Sadly, the New York Philharmonic has chosen to perform in North Korea next year.
Even if this comes with the blessing – or encouragement – of those cock-eyed optimists in the State Department, this is no worthy cultural breakthrough.
Nor a cause for celebration.
It is, in fact, a public-relations triumph for a regime with an appalling human-rights record.
As arts critic Terry Teachout noted in the Wall Street Journal recently, this bears no resemblance to the Philharmonic’s visit to Moscow in 1958: “In the Soviet Union under Stalin and Khrushchev, classical music was generally accessible and composers like Sergei Prokofiev and Dmitri Shostakovich managed to write major works in spite of the rigid censorship to which they were subjected.
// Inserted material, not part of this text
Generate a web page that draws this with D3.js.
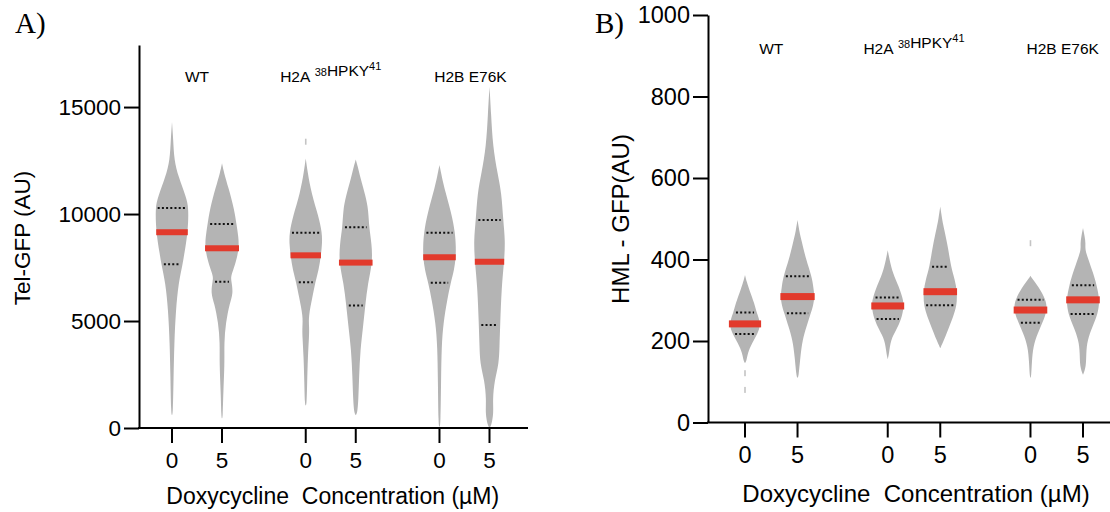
<!DOCTYPE html>
<html>
<head>
<meta charset="utf-8">
<script src="https://cdn.jsdelivr.net/npm/d3@7"></script>
<style>
  body { margin: 0; background: #fff; }
  svg { font-family: "Liberation Sans", Arial, sans-serif; }
</style>
</head>
<body>
<div id="chart"></div>
<script>
// conditions: groups x doxycycline dose
const groups = ["WT", "H2A", "H2B"]
const doses = ["0", "5"]
const groupLabels = [
  [{ t: "WT" }],
  [{ t: "H2A\u00a0" }, { t: "38", sup: true }, { t: "HPKY" }, { t: "41", sup: true }],
  [{ t: "H2B E76K" }]
]

// panel A : Tel-GFP, violin profiles as [value, relative density], order WT0 WT5 H2A0 H2A5 H2B0 H2B5
const telProfiles = [
  [[14300,0],[13500,0.07],[12520,0.12],[11740,0.37],[10810,0.8],[10280,0.96],[9110,0.9],[8180,0.71],[7660,0.61],[6770,0.37],[5510,0.22],[3970,0.13],[2400,0.09],[650,0.05],[600,0]],
  [[12370,0],[11900,0.12],[11280,0.35],[10190,0.71],[9530,0.82],[8940,0.94],[8400,0.97],[7850,0.82],[7380,0.64],[7070,0.5],[6840,0.54],[6300,0.64],[5840,0.44],[4900,0.21],[3970,0.12],[3040,0.15],[1630,0.07],[500,0.04],[450,0]],
  [[12600,0],[12000,0.1],[10970,0.32],[9870,0.74],[9130,0.93],[8630,0.94],[8070,0.87],[7380,0.74],[6810,0.54],[6140,0.39],[5200,0.15],[4700,0.2],[4270,0.19],[3330,0.12],[2090,0.08],[1100,0.05],[1050,0]],
  [[12550,0],[12200,0.12],[11740,0.25],[10810,0.57],[10190,0.72],[9380,0.76],[8630,0.91],[7730,0.96],[6760,0.69],[5720,0.54],[4740,0.42],[3640,0.26],[2400,0.19],[1310,0.15],[700,0.09],[600,0]],
  [[12290,0],[11900,0.1],[11280,0.25],[10030,0.69],[9130,0.89],[8470,0.94],[7980,0.93],[7380,0.84],[6790,0.64],[5980,0.44],[4890,0.22],[3800,0.12],[2240,0.09],[100,0.06],[60,0]],
  [[15950,0],[14700,0.09],[13150,0.19],[11900,0.46],[10970,0.69],[9720,0.78],[8790,0.9],[7770,0.84],[6600,0.69],[4810,0.61],[3800,0.57],[3020,0.54],[2240,0.29],[1310,0.18],[700,0.24],[100,0.1],[0,0]]
]
const telMedians = [9150, 8400, 8070, 7730, 7980, 7770]
const telQ3 = [10280, 9530, 9130, 9380, 9130, 9720]
const telQ1 = [7650, 6840, 6810, 5720, 6790, 4810]
const telOutliers = [[2, 13380]]
const telTicks = [0, 5000, 10000, 15000]

// panel B : HML-GFP
const hmlProfiles = [
  [[362,0],[345,0.1],[325,0.25],[292,0.54],[270,0.66],[242,0.92],[217,0.71],[194,0.39],[170,0.15],[150,0.08],[146,0]],
  [[497,0],[470,0.1],[448,0.22],[399,0.49],[359,0.81],[333,0.9],[309,0.98],[284,0.88],[268,0.75],[235,0.51],[202,0.28],[161,0.16],[112,0.06],[110,0]],
  [[423,0],[400,0.1],[366,0.29],[333,0.64],[307,0.84],[286,0.94],[254,0.78],[227,0.49],[202,0.16],[170,0.08],[155,0]],
  [[530,0],[500,0.1],[480,0.19],[431,0.44],[382,0.61],[350,0.84],[321,0.96],[288,0.95],[260,0.74],[227,0.44],[202,0.21],[182,0]],
  [[360,0],[350,0.15],[333,0.46],[301,0.88],[276,0.96],[245,0.69],[219,0.41],[186,0.15],[149,0.08],[112,0.04],[110,0]],
  [[477,0],[455,0.1],[440,0.15],[425,0.12],[407,0.25],[366,0.59],[337,0.78],[301,0.96],[266,0.85],[235,0.54],[202,0.25],[170,0.18],[137,0.18],[117,0]]
]
const hmlMedians = [242, 309, 286, 321, 276, 301]
const hmlQ3 = [270, 359, 307, 382, 301, 337]
const hmlQ1 = [217, 268, 254, 288, 245, 266]
const hmlOutliers = [[0, 121], [0, 80], [4, 440]]
const hmlTicks = [0, 200, 400, 600, 800, 1000]

const svg = d3.select('#chart')
  .append('svg')
  .attr('width', 1110)
  .attr('height', 512)

svg.append('rect').attr('width', 1110).attr('height', 512).attr('fill', '#fff')

const drawPanel = (p) => {
  const g = svg.append('g')

  const y = d3.scaleLinear().domain([0, p.yMax]).range([p.y0, p.yTop])
  const xg = d3.scaleBand().domain(groups).range(p.xRange).paddingInner(p.padIn).paddingOuter(0)
  const xd = d3.scalePoint().domain(doses).range([0, xg.bandwidth()])
  const cx = (i) => xg(groups[Math.floor(i / 2)]) + xd(doses[i % 2])
  const w = d3.scaleLinear().domain([0, 1]).range([0, 17.5])

  // violins
  p.profiles.forEach((prof, i) => {
    const c = cx(i)
    const area = d3.area()
      .curve(d3.curveBasis)
      .y(d => y(d[0]))
      .x0(d => c - w(d[1]))
      .x1(d => c + w(d[1]))
    g.append('path')
      .attr('d', area(prof))
      .attr('fill', '#b4b4b4')

    const dens = d3.scaleLinear().domain(prof.map(d => d[0])).range(prof.map(d => d[1]))

    ;[p.q1[i], p.q3[i]].forEach(q => {
      const hw = w(dens(q)) - 2.5
      g.append('line')
        .attr('x1', c - hw).attr('x2', c + hw)
        .attr('y1', y(q)).attr('y2', y(q))
        .attr('stroke', '#111')
        .attr('stroke-width', 2)
        .attr('stroke-dasharray', '2,2.2')
    })

    const mw = w(dens(p.medians[i]))
    g.append('rect')
      .attr('x', c - mw)
      .attr('width', 2 * mw)
      .attr('y', y(p.medians[i]) - p.barH / 2)
      .attr('height', p.barH)
      .attr('fill', '#e23a2c')
  })

  p.outliers.forEach(o => {
    g.append('rect')
      .attr('x', cx(o[0]) - 0.8)
      .attr('y', y(o[1]) - 3)
      .attr('width', 1.6)
      .attr('height', 6)
      .attr('fill', '#c4c4c4')
  })

  // y axis
  const ya = g.append('g')
    .attr('transform', 'translate(' + p.xAxis + ',0)')
    .call(d3.axisLeft(y).tickValues(p.ticks).tickSize(15).tickSizeOuter(0).tickPadding(3).tickFormat(d3.format('d')))
  ya.selectAll('path, line').attr('stroke', '#000').attr('stroke-width', 2)
  ya.selectAll('text').attr('font-size', p.tickFont).attr('font-family', '"Liberation Sans", Arial, sans-serif').attr('fill', '#000')

  // x axis
  g.append('line')
    .attr('x1', p.xAxis - 1).attr('x2', p.xEnd)
    .attr('y1', p.y0).attr('y2', p.y0)
    .attr('stroke', '#000').attr('stroke-width', 2)

  d3.range(6).forEach(i => {
    g.append('line')
      .attr('x1', cx(i)).attr('x2', cx(i))
      .attr('y1', p.y0).attr('y2', p.y0 + 15)
      .attr('stroke', '#000').attr('stroke-width', 2)
    g.append('text')
      .attr('x', cx(i))
      .attr('y', p.y0 + 40)
      .attr('text-anchor', 'middle')
      .attr('font-size', p.tickFont)
      .text(doses[i % 2])
  })

  g.append('text')
    .attr('x', (cx(0) + cx(5)) / 2 + 2)
    .attr('y', p.titleY)
    .attr('text-anchor', 'middle')
    .attr('font-size', p.titleFont)
    .style('white-space', 'pre')
    .text('Doxycycline  Concentration (\u00b5M)')

  g.append('text')
    .attr('transform', 'translate(' + p.yLabX + ',' + p.yLabY + ') rotate(-90)')
    .attr('text-anchor', 'middle')
    .attr('font-size', p.yLabFont)
    .text(p.yLabel)

  // group labels
  groupLabels.forEach((parts, k) => {
    const t = g.append('text')
      .attr('x', xg(groups[k]) + xg.bandwidth() / 2 + (k === 2 ? 6 : 0))
      .attr('y', p.groupY)
      .attr('text-anchor', 'middle')
      .attr('font-size', 15.5)
      .style('white-space', 'pre')
    parts.forEach(s => {
      t.append('tspan')
        .attr('font-size', s.sup ? 11 : 15.5)
        .attr('dy', s.sup ? -6 : 0)
        .text(s.t)
      if (s.sup) t.append('tspan').attr('dy', 6).text('')
    })
  })

  g.append('text')
    .attr('x', p.letterX)
    .attr('y', 33)
    .style('font-family', '"Liberation Serif", "Times New Roman", serif')
    .attr('font-size', 29)
    .text(p.letter)
}

drawPanel({
  letter: 'A)', letterX: 15,
  profiles: telProfiles, medians: telMedians, q1: telQ1, q3: telQ3, outliers: telOutliers,
  ticks: telTicks, yMax: 17900, y0: 428, yTop: 45,
  xAxis: 139, xEnd: 528, xRange: [172, 489.5], padIn: 0.626,
  tickFont: 22.5, titleFont: 23, titleY: 504, barH: 6,
  yLabel: 'Tel-GFP (AU)', yLabX: 30, yLabY: 238, yLabFont: 22.5,
  groupY: 82
})

drawPanel({
  letter: 'B)', letterX: 595,
  profiles: hmlProfiles, medians: hmlMedians, q1: hmlQ1, q3: hmlQ3, outliers: hmlOutliers,
  ticks: hmlTicks, yMax: 1000, y0: 422.5, yTop: 15,
  xAxis: 708, xEnd: 1110, xRange: [745, 1083], padIn: 0.632,
  tickFont: 23.5, titleFont: 24, titleY: 502, barH: 7,
  yLabel: 'HML - GFP(AU)', yLabX: 629, yLabY: 219, yLabFont: 24,
  groupY: 54
})
</script>
</body>
</html>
“North Korea, by contrast, does not have anything remotely resembling a serious musical culture – and what it does have is not available to ordinary citizens,” wrote Teachout.
Indeed, Pyongyang crushes all culture – save for propaganda that glorifies dictator “Dear Leader” Kim Jong Il.
But the evil regime is best seen by how it treats its own people:
* Failure to obey strict, often arbitrary, laws is punishable by sentencing to one of seven political hard-labor camps.
* Human-rights groups estimate that as many as a million political prisoners have perished in these camps since they were constructed in 1972.
* Political prisoners have been used as guinea pigs for medical experiments.
* A third of the country’s gross domestic product is spent on a million-man army, missiles and – until a recently announced suspension – an expensive nuclear-weapons program, even as hospitals remain dangerously undersupplied.
* A natural famine that struck the country in 1995 was deepened by obsolete agricultural and economic policies – resulting in death by starvation and disease of more than 10 percent of a population of 22 million over the last decade.
* The famine causes many children to grow up orphaned with mental and physical handicaps – including stunted growth – from severe malnutrition.
* International food aid is redirected toward the regime’s loyalists.
* All the while, Kim Jong Il lives in the lap of luxury, feasting on international foods that his personal chefs travel abroad to obtain for him, imbibing rare cognacs and being entertained by female “happiness teams.”
This is the government that the New York Philharmonic wishes to reward with our highest musical culture?
Sad that they would entertain the idea to perform for this regime of cutthroats.
Horrific that the State Department would put them up to it.